The jury must consider “the type and amount of force,” Seidner, 39 F.4th at 596, which may be quantified. “Some uses of force can be quantified categorically. The best example is shooting a firearm, which by definition is ‘deadly force’: force that ‘creates a substantial risk of causing death or serious bodily injury.’” Id. “Most often, however, quantifying a particular use of force requires consideration of the ‘specific factual circumstances’ surrounding the event.” Id. “For example, [the Ninth Circuit] has classified deployment of a police dog as both a severe use of force and a moderate use of force depending on the suspect’s condition when the dog was ordered to attack, how long the attack lasted, and whether the dog was within its handler's control.” Id. Similarly, “physical contact like hitting and shoving” and “roadblocks” are each “a type of force that must be quantified in reference to the surrounding circumstances.” Id. at 597. In Seidner, the Ninth Circuit held that an officer who used his patrol car to block a suspect fleeing on his bicycle had used “intermediate force,” defined as “force capable of inflicting significant pain and causing serious injury.” Id. at 599. The court declined to create “a blanket rule that using a vehicle to block the path of a quickly moving cyclist, without allowing sufficient distance for the cyclist to avoid a collision, constitutes deadly force,” because “[n]ot all roadblocks used [to stop cyclists] present the same level of risk, and the extent of the ‘risk of harm and the actual harm experienced’ are essential inquiries in determining whether an officer’s actions were reasonable under the Fourth Amendment.” Id.

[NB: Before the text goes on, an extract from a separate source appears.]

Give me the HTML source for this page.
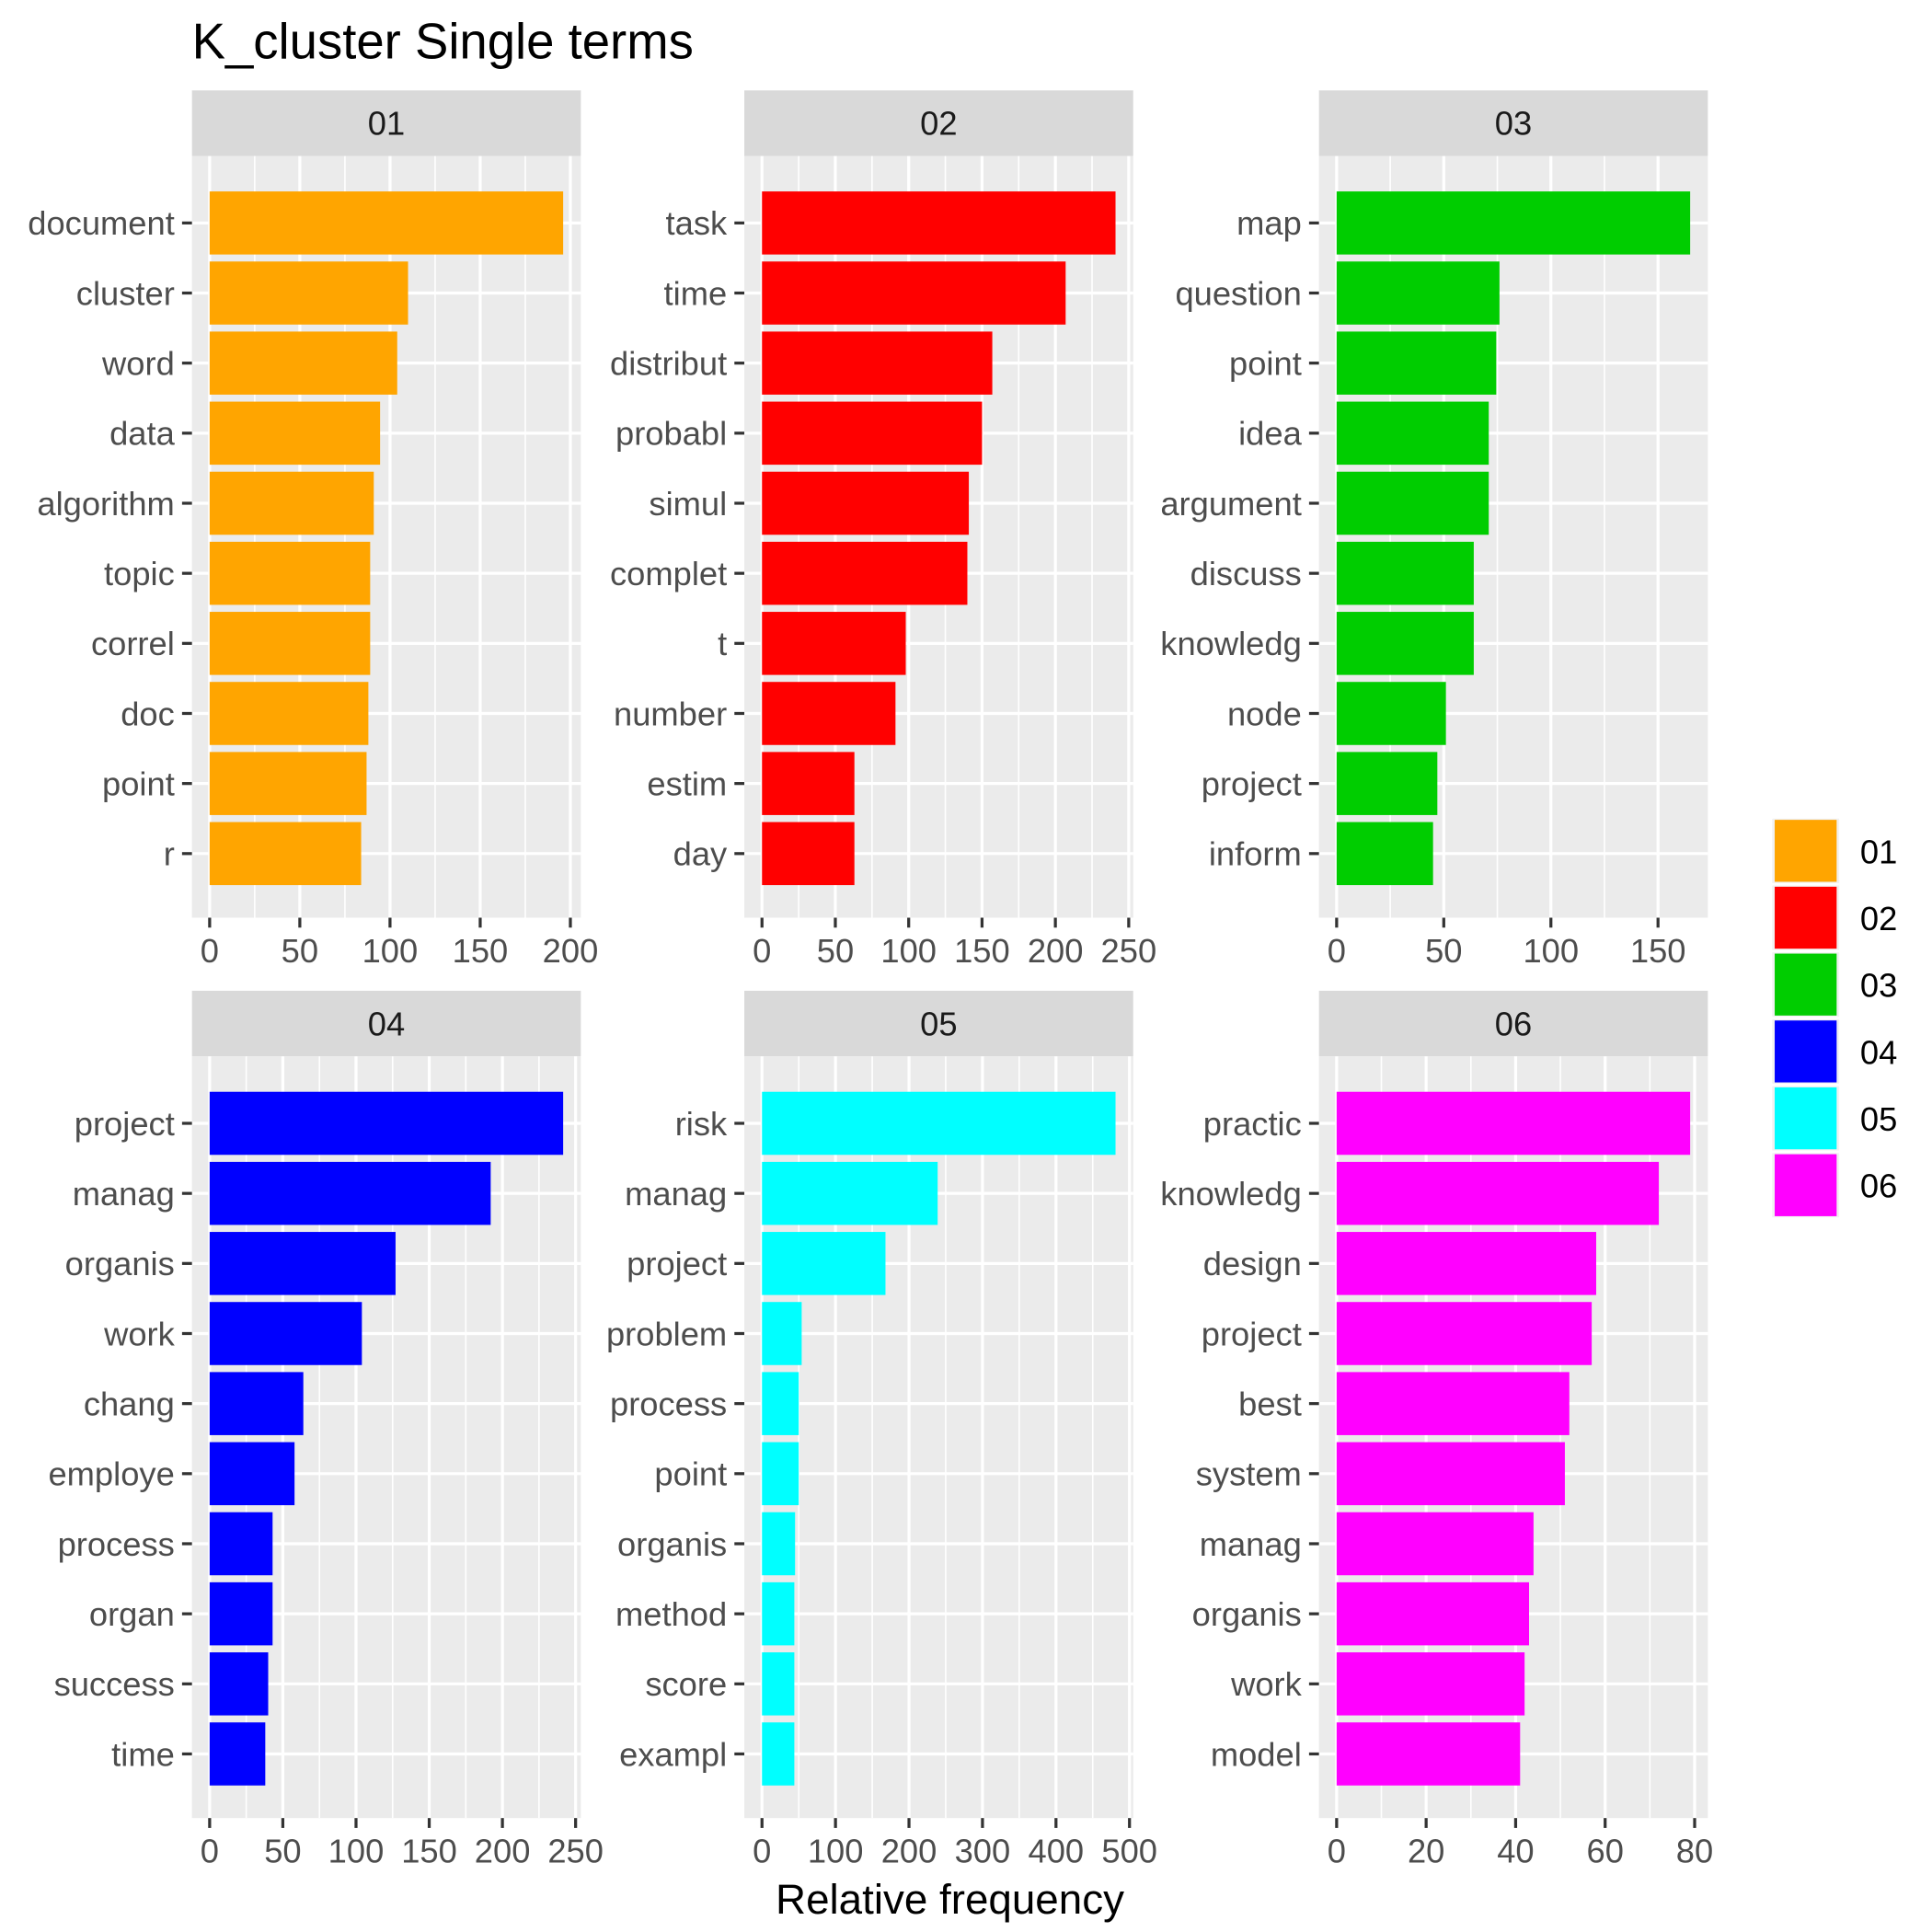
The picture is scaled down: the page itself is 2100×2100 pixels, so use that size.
<!DOCTYPE html>
<html><head><meta charset="utf-8"><style>html,body{margin:0;padding:0;background:#fff}svg{display:block}text{font-family:"Liberation Sans",Arial,sans-serif}</style></head>
<body>
<svg id="chart" width="2100" height="2100" viewBox="0 0 1560 1560" xmlns="http://www.w3.org/2000/svg">
<rect width="1560" height="1560" fill="#fff"/>
<text x="155" y="47" font-size="40.5" fill="#000">K_cluster Single terms</text>
<text x="767" y="1545" font-size="34" fill="#000" text-anchor="middle">Relative frequency</text>
<g id="panels"></g>
<g id="legend"></g>
</svg>
<script>
const panelNames = ["01","02","03","04","05","06"];
const colors = ["#FFA500","#FF0000","#00CD00","#0000FF","#00FFFF","#FF00FF"];
const terms01 = ["document","cluster","word","data","algorithm","topic","correl","doc","point","r"];
const values01 = [196,110,104,94.5,91,89,89,88,87,84];
const terms02 = ["task","time","distribut","probabl","simul","complet","t","number","estim","day"];
const values02 = [241,207,157,150,141,140,98,91,63,63];
const terms03 = ["map","question","point","idea","argument","discuss","knowledg","node","project","inform"];
const values03 = [165,76,74.5,71,71,64,64,51,47,45];
const terms04 = ["project","manag","organis","work","chang","employe","process","organ","success","time"];
const values04 = [241.5,192,127,104,64,58,43,43,40,38];
const terms05 = ["risk","manag","project","problem","process","point","organis","method","score","exampl"];
const values05 = [481,239,168,54,50,50,45,44,44,44];
const terms06 = ["practic","knowledg","design","project","best","system","manag","organis","work","model"];
const values06 = [79,72,58,57,52,51,44,43,42,41];
const ticks01 = [0,50,100,150,200];
const ticks02 = [0,50,100,150,200,250];
const ticks03 = [0,50,100,150];
const ticks04 = [0,50,100,150,200,250];
const ticks05 = [0,100,200,300,400,500];
const ticks06 = [0,20,40,60,80];

const allTerms=[terms01,terms02,terms03,terms04,terms05,terms06];
const allVals=[values01,values02,values03,values04,values05,values06];
const allTicks=[ticks01,ticks02,ticks03,ticks04,ticks05,ticks06];
const NS="http://www.w3.org/2000/svg";
const colX=[155,601,1065], W=314;
const rowY=[73,800], stripH=53, plotH=615;
function mk(tag,attrs,parent){const e=document.createElementNS(NS,tag);for(const k in attrs)e.setAttribute(k,attrs[k]);parent.appendChild(e);return e;}
const root=document.getElementById('panels');
for(let p=0;p<6;p++){
  const px=colX[p%3], py=rowY[Math.floor(p/3)];
  const top=py+stripH, bot=top+plotH;
  const vals=allVals[p], terms=allTerms[p], ticks=allTicks[p];
  const maxV=Math.max(...vals);
  const lo=-0.05*maxV, hi=1.05*maxV;
  const x=v=>px+(v-lo)/(hi-lo)*W;
  const n=terms.length, step=plotH/(n+0.87);
  const y=i=>top+step*(i+0.955);
  const g=mk('g',{},root);
  
  
  const strip=mk('rect',{x:px,y:py,width:W,height:stripH,fill:'#D9D9D9'},g);
  
  
  const st=mk('text',{x:px+W/2,y:py+stripH/2+9.5,'font-size':27,fill:'#1A1A1A','text-anchor':'middle'},g);
  st.textContent=panelNames[p];
  
  
  const bg=mk('rect',{x:px,y:top,width:W,height:plotH,fill:'#EBEBEB'},g);
  
  
  const tstep=ticks[1]-ticks[0];
  for(let t=ticks[0]-tstep/2;t<=hi;t+=tstep/2){
    if(t<lo)continue;
    const major=Math.abs((t/tstep)-Math.round(t/tstep))<1e-6;
    mk('line',{x1:x(t),x2:x(t),y1:top,y2:bot,stroke:'#fff','stroke-width':major?2.4:1.2},g);
  }
  for(let i=0;i<n;i++){mk('line',{x1:px,x2:px+W,y1:y(i),y2:y(i),stroke:'#fff','stroke-width':2.4},g);}
  for(let i=0;i<n;i++){
    const b=mk('rect',{x:x(0),y:y(i)-step*0.45,width:x(vals[i])-x(0),height:step*0.9,fill:colors[p]},g);
    
    
    mk('line',{x1:px-8,x2:px,y1:y(i),y2:y(i),stroke:'#333','stroke-width':2.4},g);
    const tl=mk('text',{x:px-14,y:y(i)+9.5,'font-size':27,fill:'#4D4D4D','text-anchor':'end'},g);
    tl.textContent=terms[i];
    
    
  }
  for(const t of ticks){
    mk('line',{x1:x(t),x2:x(t),y1:bot,y2:bot+8,stroke:'#333','stroke-width':2.4},g);
    const xl=mk('text',{x:x(t),y:bot+36,'font-size':27,fill:'#4D4D4D','text-anchor':'middle'},g);
    xl.textContent=t;
    
    
  }
}
const lg=document.getElementById('legend');
for(let i=0;i<6;i++){
  const ky=662+i*54;
  mk('rect',{x:1431,y:ky-1,width:54,height:52,fill:'#F2F2F2'},lg);
  const k=mk('rect',{x:1433,y:ky,width:50,height:50,fill:colors[i]},lg);
  
  
  const lt=mk('text',{x:1502,y:ky+35,'font-size':27,fill:'#000'},lg);
  lt.textContent=panelNames[i];
  
  
}
</script>
</body></html>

If deadly force is used, it is excessive unless the officer has “probable cause to believe that the suspect poses a significant threat of death or serious physical injury.” Garner, 471 U.S. at 3. By contrast, “the use of intermediate force must be justified by more than ‘a minimal interest’ held by the government.” Seidner, 39 F.4th at 600. “[A] suspect’s previous violent conduct does not justify non-trivial force where the suspect poses no immediate safety threat.” Andrews, 35 F.4th at 719.
The first Graham factor, the “severity of the crime at issue,” should be modified as appropriate when officers are acting in a “community caretaking capacity” rather than to counter crime. Ames v. King County, 846 F.3d 340, 349 (9th Cir. 2017). In such circumstances, “the better analytical approach” focuses the inquiry on the seriousness of the situation that gives rise to the community-caretaking function. See id.
It is not error for a trial court to decline to single out one factor in the reasonableness inquiry, when the instructions properly charge the jury to consider all of the circumstances that confronted the officer. See Lam v. City of San Jose, 869 F.3d 1077, 1087 (9th Cir. 2017) (affirming district court declining “bad tactics” instruction). It is not error for a trial court to decline to instruct explicitly on the availability of “alternative courses of action” when the instructions as a whole “fairly and adequately cover[ed] the issues presented.” Brewer v. City of Napa, 210 F.3d 1093, 1096-97 (9th Cir. 2000).
In County of Los Angeles v. Mendez, 137 S. Ct. 1539, 1546 (2017), the Supreme Court rejected the Ninth Circuit’s “provocation rule” and abrogated Billington v. Smith, 292 F.3d 1177, 1189 (9th Cir. 2002). The provocation rule had permitted a law enforcement officer to be held responsible for an otherwise reasonable use of force when the officer intentionally or recklessly provoked a violent confrontation through a warrantless entry that was itself an independent Fourth Amendment violation. In Mendez, the Supreme Court eliminated this rule.